Born out of the ashes of Cream and the original incarnation of Traffic, Blind Faith were heralded as the first supergroup, a four-piece featuring Eric Clapton, Steve Winwood, Ginger Baker and Rick Grech (formerly of Family). They lasted barely seven months, fell apart after their debut album (released later in 1969), and have been criticised for leaving a lacklustre legacy. But what a gig this was.
I watched the concert – London Hyde Park 1969 – on Sky Arts about six weeks ago and so far I must have watched it seven or eight times. Because it is awesome. To read reviews of the concert you'd think that it was little more than a soundcheck, and even Clapton has been disparaging about the event (claiming their sound system wasn't big enough), but watching the film now, the concert seems almost magical, and has a timeless quality, as though it happened in a vacuum, or some sort of parallel universe.

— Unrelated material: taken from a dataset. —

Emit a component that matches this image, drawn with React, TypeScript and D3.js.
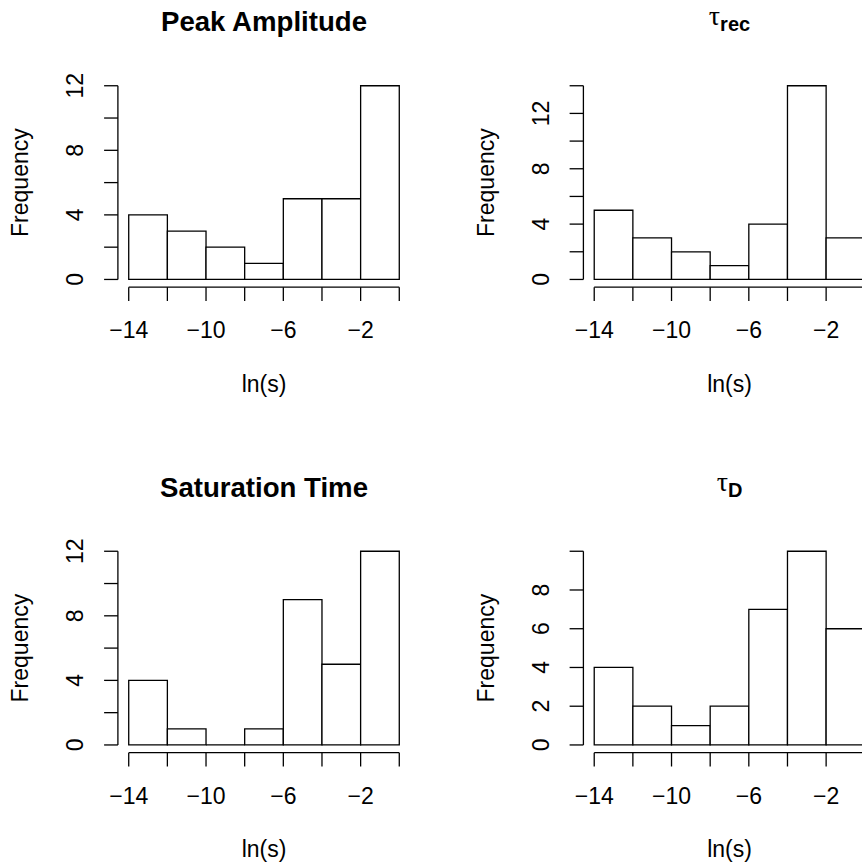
import React, { useEffect, useRef } from 'react';
import * as d3 from 'd3';

// bin edges shared by all four histograms (ln of seconds)
const breaks = [-14, -12, -10, -8, -6, -4, -2, 0];
const xTickLabels = [-14, -10, -6, -2];

const peakAmplitude = [4, 3, 2, 1, 5, 5, 12];
const tauRec = [5, 3, 2, 1, 4, 14, 3];
const saturationTime = [4, 1, 0, 1, 9, 5, 12];
const tauD = [4, 2, 1, 2, 7, 10, 6];

// which y ticks get a number next to them
const peakLabels = [0, 4, 8, 12];
const tauRecLabels = [0, 4, 8, 12];
const saturationLabels = [0, 4, 8, 12];
const tauDLabels = [0, 2, 4, 6, 8];

const panels = [
  { title: 'Peak Amplitude', sub: null, counts: peakAmplitude, labels: peakLabels, col: 0, row: 0 },
  { title: '\u03C4', sub: 'rec', counts: tauRec, labels: tauRecLabels, col: 1, row: 0 },
  { title: 'Saturation Time', sub: null, counts: saturationTime, labels: saturationLabels, col: 0, row: 1 },
  { title: '\u03C4', sub: 'D', counts: tauD, labels: tauDLabels, col: 1, row: 1 },
];

const W = 862;
const H = 868;
const FONT = '"Liberation Sans", Arial, Helvetica, sans-serif';

export default function App() {
  const svgRef = useRef<SVGSVGElement>(null);

  useEffect(() => {
    if (!svgRef.current) return;
    const svg = d3.select(svgRef.current);
    svg.selectAll('*').remove();

    const cellW = 465.5;
    const cellH = 465.5;
    const lw = 1.3;

    panels.forEach(p => {
      const ox = p.col * cellW;
      const oy = p.row * cellH;
      const g = svg.append('g').attr('transform', `translate(${ox},${oy})`);

      // plot region, R style: ranges padded by 4% on each side
      const left = 117.9, right = 410.1, top = 78, bottom = 287.2;
      const xMin = breaks[0], xMax = breaks[breaks.length - 1];
      const xPad = (xMax - xMin) * 0.04;
      const x = d3.scaleLinear().domain([xMin - xPad, xMax + xPad]).range([left, right]);
      const yMax = d3.max(p.counts) as number;
      const y = d3.scaleLinear().domain([-yMax * 0.04, yMax * 1.04]).range([bottom, top]);

      // bars as closed paths so empty bins still leave their base line
      g.append('g')
        .selectAll('path')
        .data(p.counts)
        .join('path')
        .attr('d', (d, i) => {
          const x0 = x(breaks[i]), x1 = x(breaks[i + 1]);
          return `M${x0},${y(0)}V${y(d)}H${x1}V${y(0)}Z`;
        })
        .attr('fill', 'white')
        .attr('stroke', 'black')
        .attr('stroke-width', lw);

      // x axis
      const xa = g.append('g').attr('stroke', 'black').attr('stroke-width', lw);
      xa.append('line')
        .attr('x1', x(xMin)).attr('x2', x(xMax))
        .attr('y1', bottom).attr('y2', bottom);
      xa.selectAll('line.tick')
        .data(breaks)
        .join('line')
        .attr('class', 'tick')
        .attr('x1', d => x(d)).attr('x2', d => x(d))
        .attr('y1', bottom).attr('y2', bottom + 13.8);
      g.append('g')
        .selectAll('text')
        .data(xTickLabels)
        .join('text')
        .attr('x', d => x(d))
        .attr('y', 338.3)
        .attr('text-anchor', 'middle')
        .style('font', `23px ${FONT}`)
        .text(d => d3.format('d')(d));

      // y axis
      const yTicks = d3.range(0, yMax + 1, 2);
      const ya = g.append('g').attr('stroke', 'black').attr('stroke-width', lw);
      ya.append('line')
        .attr('x1', left).attr('x2', left)
        .attr('y1', y(0)).attr('y2', y(yTicks[yTicks.length - 1]));
      ya.selectAll('line.tick')
        .data(yTicks)
        .join('line')
        .attr('class', 'tick')
        .attr('x1', left - 13.8).attr('x2', left)
        .attr('y1', d => y(d)).attr('y2', d => y(d));
      g.append('g')
        .selectAll('text')
        .data(p.labels)
        .join('text')
        .attr('transform', d => `translate(83.3,${y(d)}) rotate(-90)`)
        .attr('text-anchor', 'middle')
        .style('font', `23px ${FONT}`)
        .text(d => d);

      // axis titles
      g.append('text')
        .attr('transform', `translate(28.3,${(top + bottom) / 2}) rotate(-90)`)
        .attr('text-anchor', 'middle')
        .style('font', `23px ${FONT}`)
        .text('Frequency');
      g.append('text')
        .attr('x', (left + right) / 2)
        .attr('y', 391.5)
        .attr('text-anchor', 'middle')
        .style('font', `23px ${FONT}`)
        .text('ln(s)');

      // main title
      const t = g.append('text')
        .attr('x', (left + right) / 2)
        .attr('text-anchor', 'middle')
        .style('font-family', FONT);
      if (p.sub) {
        t.attr('y', 25);
        t.append('tspan')
          .style('font-family', '"Liberation Serif", "DejaVu Serif", serif')
          .style('font-size', '28px')
          .style('font-weight', 'normal')
          .text(p.title);
        t.append('tspan')
          .attr('dy', 6.3)
          .style('font-size', '20px')
          .style('font-weight', 'bold')
          .text(p.sub);
      } else {
        t.attr('y', 31)
          .style('font-size', '27.6px')
          .style('font-weight', 'bold')
          .text(p.title);
      }
    });
  }, []);

  return (
    <div style={{ position: 'fixed', left: 0, top: 0, width: W, height: H, background: 'white' }}>
      <svg ref={svgRef} width={W} height={H} style={{ display: 'block' }} />
    </div>
  );
}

Winwood is something of a revelation, and watching him sitting behind his electric piano in the mid-afternoon sun, in his purple ranch-style shirt and his red hipster trousers, with his impossibly boyish face, his mouth wrapping itself around the expertly crafted blue-eyed soul, he looks like nothing but a genuine pop icon.
Forget Elvis, forget Hendrix, forget Jim Morrison – for one day, 40 years ago, in the summer of 1969, Steve Winwood was the coolest man on God's earth.